§ Requirements
Extract and list every line that contains the word "document".

····················

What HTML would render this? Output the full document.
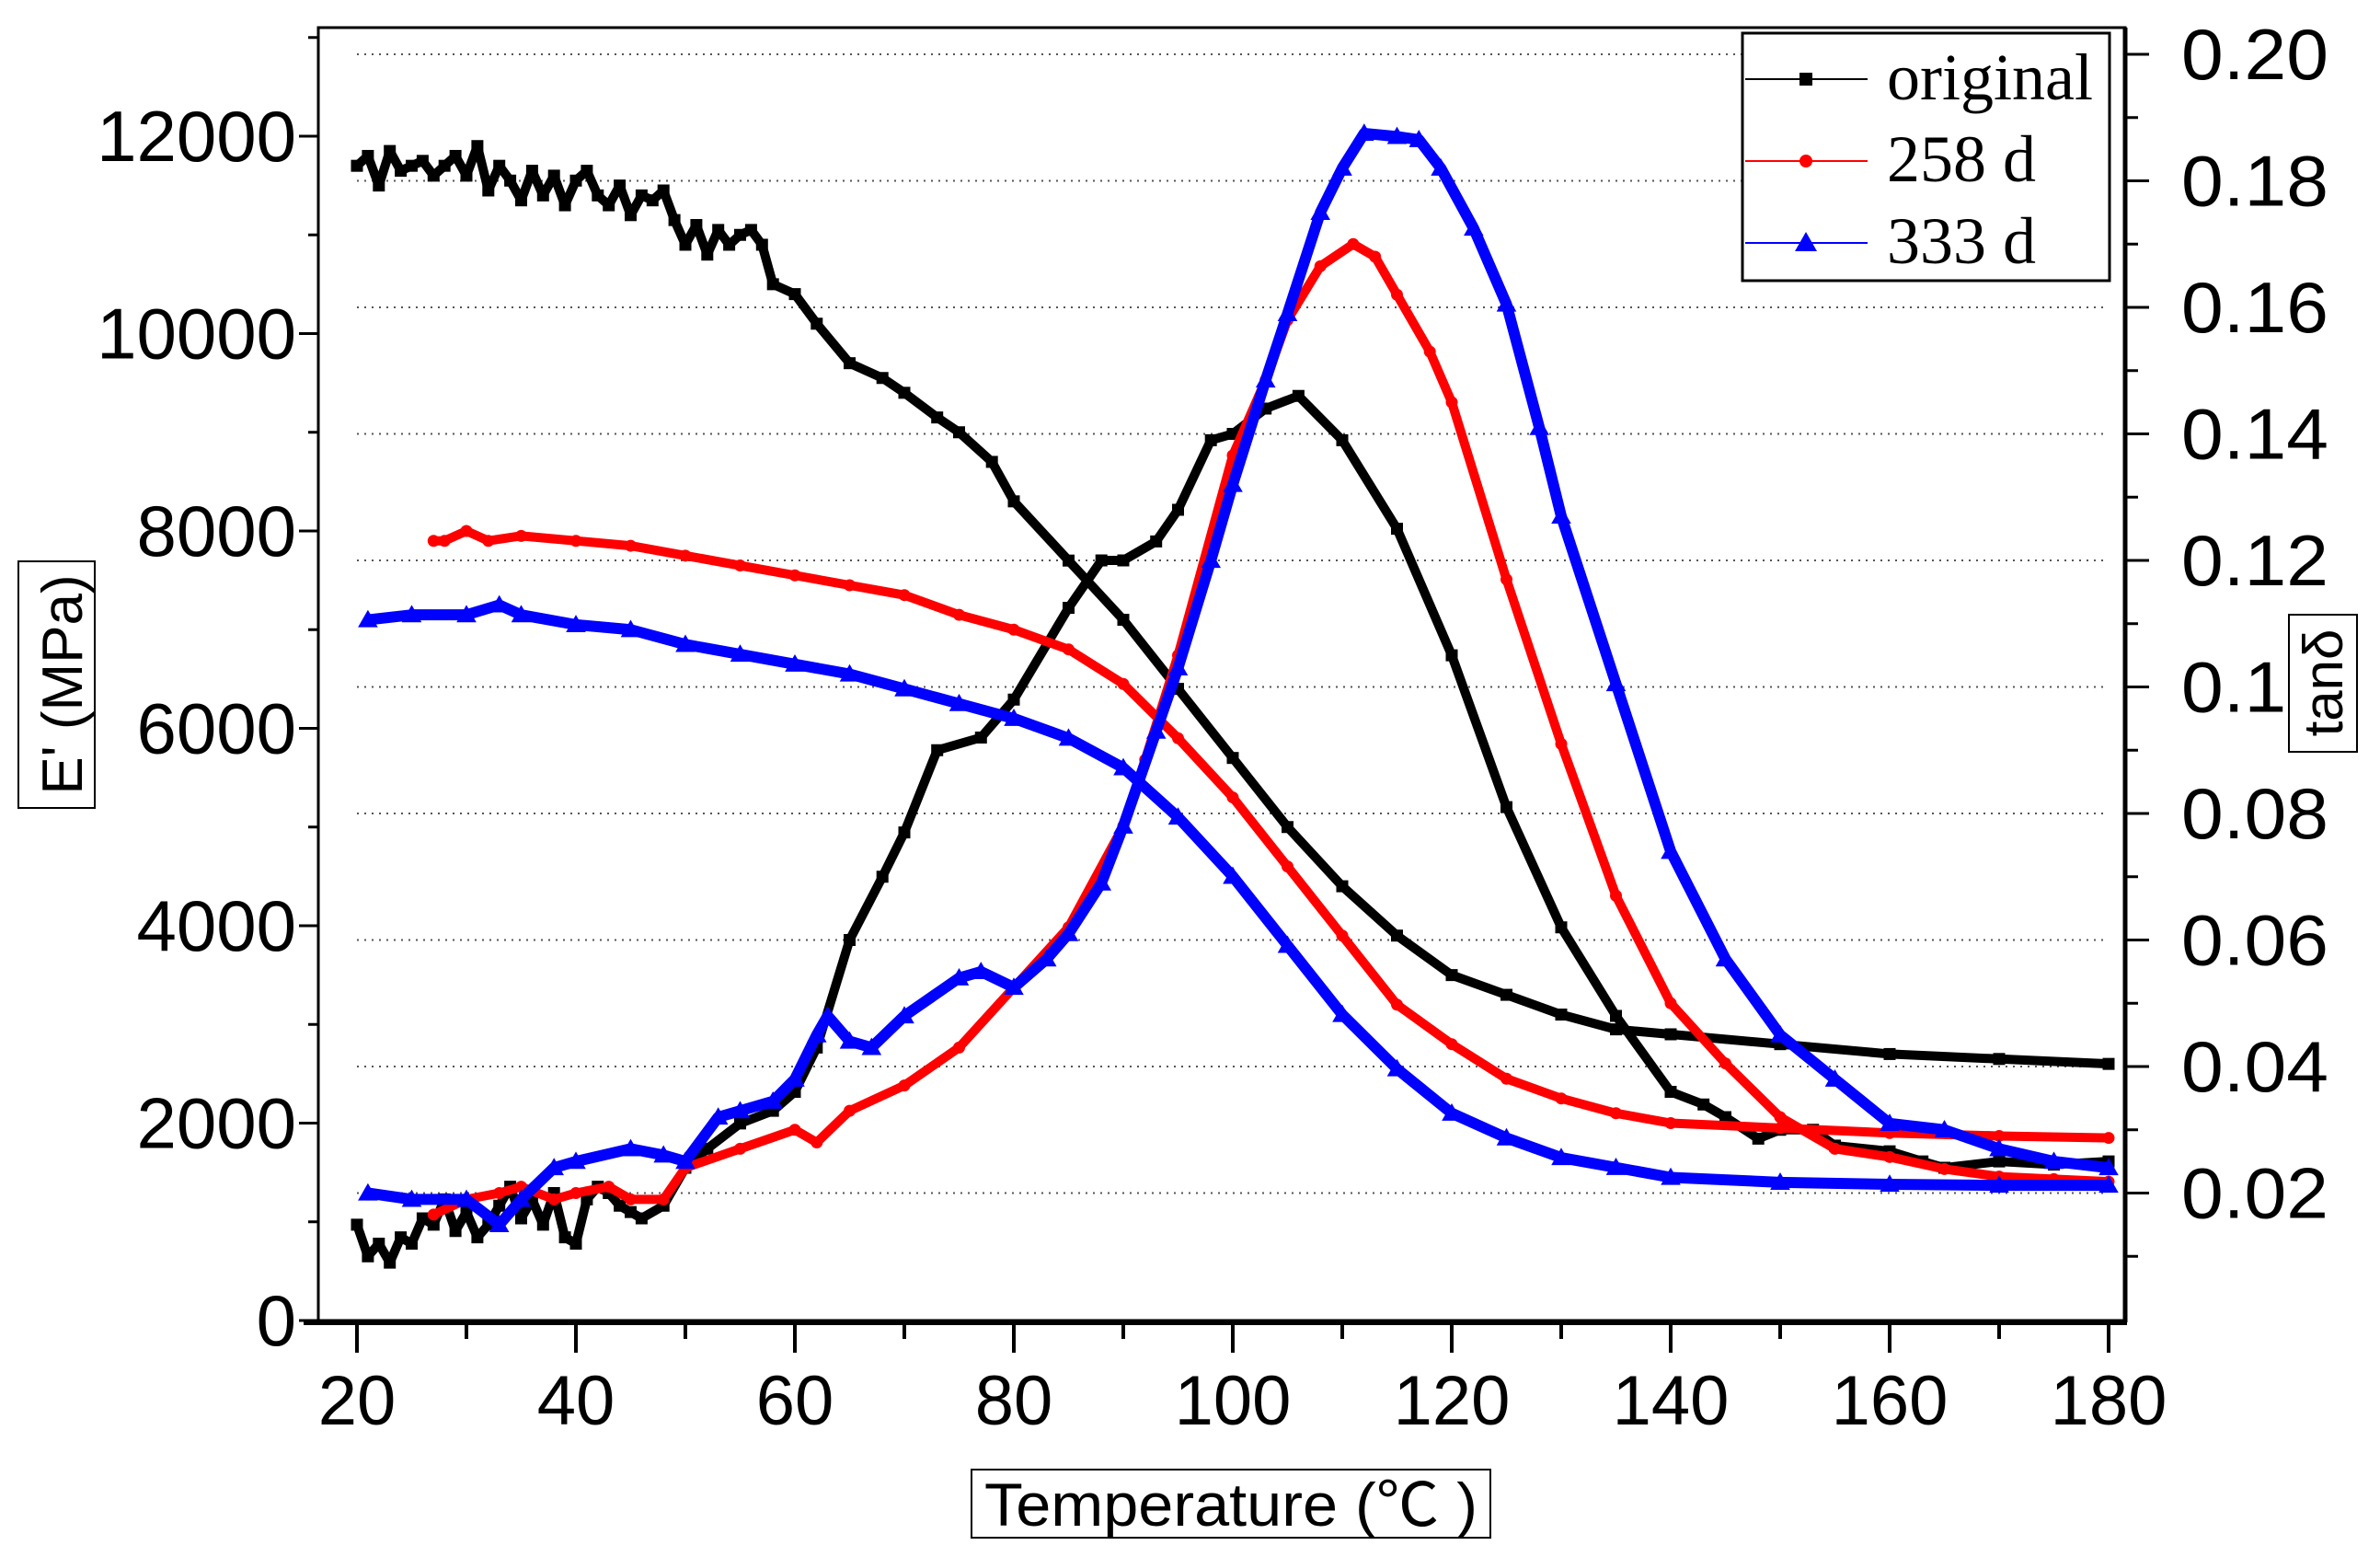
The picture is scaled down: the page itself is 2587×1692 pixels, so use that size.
<!DOCTYPE html>
<html><head><meta charset="utf-8"><style>
body{margin:0;background:#fff}
svg{display:block}
</style></head><body>
<svg id="chart" width="2587" height="1692" viewBox="0 0 2587 1692" xmlns="http://www.w3.org/2000/svg" font-family="Liberation Sans, sans-serif">
<g id="grid"></g>
<g id="axes"></g>
<g id="series"></g>
<g id="legend">
 <rect x="1894" y="36" width="399" height="269" fill="#fff" stroke="#000" stroke-width="3"/>
</g>
<g>
 <rect x="20" y="610" width="83" height="268" fill="#fff" stroke="#000" stroke-width="2"/>
 <text x="0" y="0" font-size="62" transform="translate(89,744) rotate(-90)" text-anchor="middle">E' (MPa)</text>
</g>
<g>
 <rect x="2488" y="668" width="74" height="149" fill="#fff" stroke="#000" stroke-width="2"/>
 <text x="0" y="0" font-size="60" transform="translate(2546,742) rotate(-90)" text-anchor="middle">tanδ</text>
</g>
<g>
 <rect x="1056" y="1597" width="564" height="74" fill="#fff" stroke="#000" stroke-width="2"/>
 <text x="1338" y="1658" font-size="66" text-anchor="middle" textLength="536" lengthAdjust="spacingAndGlyphs" font-family="Liberation Sans, Noto Sans CJK SC, sans-serif">Temperature (℃ )</text>
</g>
</svg>
<script>
// ---- data ----
const xTicks=[20,40,60,80,100,120,140,160,180];
const yLeftTicks=[0,2000,4000,6000,8000,10000,12000];
const yRightTicks=["0.02","0.04","0.06","0.08","0.10","0.12","0.14","0.16","0.18","0.20"];
const seriesNames=["original","258 d","333 d"];
const seriesColors=["#000000","#ff0000","#0000ff"];

const origET=[20,21,22,23,24,25,26,27,28,29,30,31,32,33,34,35,36,37,38,39,40,41,42,43,44,45,46,47,48,49,50,51,52,53,54,55,56,57,58,60,62,65,68,70,73,75,78,80,85,90,95,100,105,110,115,120,125,130,135,140,150,160,170,180];
const origE=[11700,11800,11500,11850,11650,11700,11750,11600,11700,11800,11600,11900,11450,11700,11550,11350,11650,11400,11600,11300,11550,11650,11400,11300,11500,11200,11400,11350,11450,11150,10900,11100,10800,11050,10900,11000,11050,10900,10500,10400,10100,9700,9550,9400,9150,9000,8700,8300,7700,7100,6400,5700,5000,4400,3900,3500,3300,3100,2950,2900,2800,2700,2650,2600];
const origTanT=[20,21,22,23,24,25,26,27,28,29,30,31,32,33,34,35,36,37,38,39,40,41,42,43,44,45,46,48,50,52,55,58,60,62,65,68,70,73,77,80,85,88,90,93,95,98,100,103,106,110,115,120,125,130,135,140,143,145,148,150,153,155,160,163,165,170,175,180];
const origTan=[0.015,0.010,0.012,0.009,0.013,0.012,0.016,0.015,0.019,0.014,0.017,0.013,0.015,0.018,0.021,0.016,0.019,0.015,0.020,0.013,0.012,0.019,0.021,0.020,0.018,0.017,0.016,0.018,0.024,0.027,0.031,0.033,0.036,0.043,0.060,0.070,0.077,0.090,0.092,0.098,0.1125,0.120,0.120,0.123,0.128,0.139,0.140,0.144,0.146,0.139,0.125,0.105,0.081,0.062,0.048,0.036,0.034,0.032,0.0286,0.030,0.030,0.0275,0.0266,0.025,0.024,0.025,0.0245,0.025];

const r258ET=[27,28,30,32,35,40,45,50,55,60,65,70,75,80,85,90,95,100,105,110,115,120,125,130,135,140,150,160,170,180];
const r258E=[7900,7900,8000,7900,7950,7900,7850,7750,7650,7550,7450,7350,7150,7000,6800,6450,5900,5300,4600,3900,3200,2800,2450,2250,2100,2000,1950,1900,1870,1850];
const r258TanT=[27,30,33,35,38,40,43,45,48,50,55,60,62,65,70,75,80,85,90,92,95,100,103,105,108,111,113,115,118,120,125,130,135,140,145,150,155,160,165,170,175,180];
const r258Tan=[0.0166,0.019,0.020,0.021,0.019,0.020,0.021,0.019,0.019,0.024,0.027,0.030,0.028,0.033,0.037,0.043,0.0525,0.062,0.078,0.0885,0.105,0.1366,0.1485,0.158,0.1665,0.170,0.168,0.162,0.153,0.145,0.117,0.091,0.067,0.050,0.0405,0.032,0.027,0.0257,0.0238,0.0226,0.0222,0.0218];

const b333ET=[21,25,30,33,35,40,45,50,55,60,65,70,75,80,85,90,95,100,105,110,115,120,125,130,135,140,150,160,170,180];
const b333E=[7100,7150,7150,7250,7150,7050,7000,6850,6750,6650,6550,6400,6250,6100,5900,5600,5100,4500,3800,3100,2550,2100,1850,1650,1550,1450,1400,1380,1370,1370];
const b333TanT=[21,25,30,33,35,38,40,45,48,50,53,55,58,60,62,63,65,67,70,75,77,80,83,85,88,90,93,95,98,100,103,105,108,110,112,115,117,119,122,125,128,130,135,140,145,150,155,160,165,170,175,180];
const b333Tan=[0.020,0.019,0.019,0.015,0.019,0.024,0.025,0.027,0.026,0.025,0.032,0.033,0.0345,0.038,0.045,0.048,0.044,0.043,0.048,0.054,0.055,0.0525,0.057,0.061,0.069,0.078,0.093,0.103,0.120,0.132,0.1485,0.159,0.175,0.182,0.1875,0.187,0.1865,0.182,0.1725,0.1605,0.141,0.127,0.1005,0.074,0.057,0.045,0.038,0.031,0.030,0.027,0.025,0.024];

// ---- scales ----
const X=t=>388+(t-20)*11.9;
const YL=e=>1435-e*(1287/12000);
const YR=v=>1434-v*6875;
const NS="http://www.w3.org/2000/svg";
function mk(tag,attrs,parent){const el=document.createElementNS(NS,tag);for(const k in attrs)el.setAttribute(k,attrs[k]);parent.appendChild(el);return el;}
const grid=document.getElementById('grid'),axes=document.getElementById('axes'),ser=document.getElementById('series'),leg=document.getElementById('legend');

yRightTicks.forEach(v=>{const y=YR(parseFloat(v));
 const l=mk('line',{x1:388,x2:2292,y1:y,y2:y,stroke:'#555','stroke-width':2,'stroke-dasharray':'2 6'},grid);
 
 
});
const fr=mk('rect',{x:346,y:30,width:1964,height:1405,fill:'none',stroke:'#000','stroke-width':3},axes);


mk('line',{x1:330,x2:2312,y1:1437,y2:1437,stroke:'#000','stroke-width':6},axes);
mk('line',{x1:2310,x2:2310,y1:30,y2:1437,stroke:'#000','stroke-width':5},axes);

for(let t=20;t<=180;t+=10){const maj=(t%20===0);mk('line',{x1:X(t),x2:X(t),y1:1437,y2:maj?1470:1455,stroke:'#000','stroke-width':4},axes);}
xTicks.forEach(t=>{const tx=mk('text',{x:X(t),y:1548,'font-size':76,'text-anchor':'middle'},axes);tx.textContent=t;
 
 });
for(let e=0;e<=13000;e+=1000){const maj=(e%2000===0);mk('line',{x1:maj?325:335,x2:346,y1:YL(e),y2:YL(e),stroke:'#000','stroke-width':3},axes);}
yLeftTicks.forEach(e=>{const tx=mk('text',{x:322,y:YL(e)+27,'font-size':78,'text-anchor':'end'},axes);tx.textContent=e;
 
 });
for(let i=1;i<=20;i++){const v=i*0.01;const maj=(i%2===0);mk('line',{x1:2310,x2:maj?2336:2324,y1:YR(v),y2:YR(v),stroke:'#000','stroke-width':3},axes);}
yRightTicks.forEach(v=>{const tx=mk('text',{x:2371,y:YR(parseFloat(v))+27,'font-size':78,textLength:'160',lengthAdjust:'spacingAndGlyphs'},axes);tx.textContent=v;
 
 });

function marker(type,x,y,c,g,s){
 if(type===0)return mk('rect',{x:x-s/2,y:y-s/2,width:s,height:s,fill:c},g);
 if(type===1)return mk('circle',{cx:x,cy:y,r:s/2,fill:c},g);
 return mk('polygon',{points:`${x},${y-s*0.6} ${x-s*0.6},${y+s*0.45} ${x+s*0.6},${y+s*0.45}`,fill:c},g);
}
function drawSeries(ts,vs,yf,type,color,name){
 const g=mk('g',{},ser);
 
 
 const pts=ts.map((t,i)=>X(t)+','+yf(vs[i])).join(' ');
 mk('polyline',{points:pts,fill:'none',stroke:color,'stroke-width':type===2?12:10,'stroke-linejoin':'round'},g);
 ts.forEach((t,i)=>{const m=marker(type,X(t),yf(vs[i]),color,g,type===2?18:13);
  
  });
}
drawSeries(origET,origE,YL,0,seriesColors[0],'original-modulus');
drawSeries(origTanT,origTan,YR,0,seriesColors[0],'original-tand');
drawSeries(r258ET,r258E,YL,1,seriesColors[1],'258d-modulus');
drawSeries(r258TanT,r258Tan,YR,1,seriesColors[1],'258d-tand');
drawSeries(b333ET,b333E,YL,2,seriesColors[2],'333d-modulus');
drawSeries(b333TanT,b333Tan,YR,2,seriesColors[2],'333d-tand');

seriesNames.forEach((n,i)=>{const y=86+i*89;const g=mk('g',{},leg);
 
 
 mk('line',{x1:1897,x2:2030,y1:y,y2:y,stroke:seriesColors[i],'stroke-width':2},g);
 marker(i,1963,y,seriesColors[i],g,i===2?20:14);
 const tx=mk('text',{x:2051,y:y+22,'font-size':72,style:'font-family:"Liberation Serif",serif'},g);tx.textContent=n;});
</script>
</body></html>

····················

§ Final result
What HTML would render this? Output the full document.
function mk(tag,attrs,parent){const el=document.createElementNS(NS,tag);for(const k in attrs)el.setAttribute(k,attrs[k]);parent.appendChild(el);return el;}
const grid=document.getElementById('grid'),axes=document.getElementById('axes'),ser=document.getElementById('series'),leg=document.getElementById('legend');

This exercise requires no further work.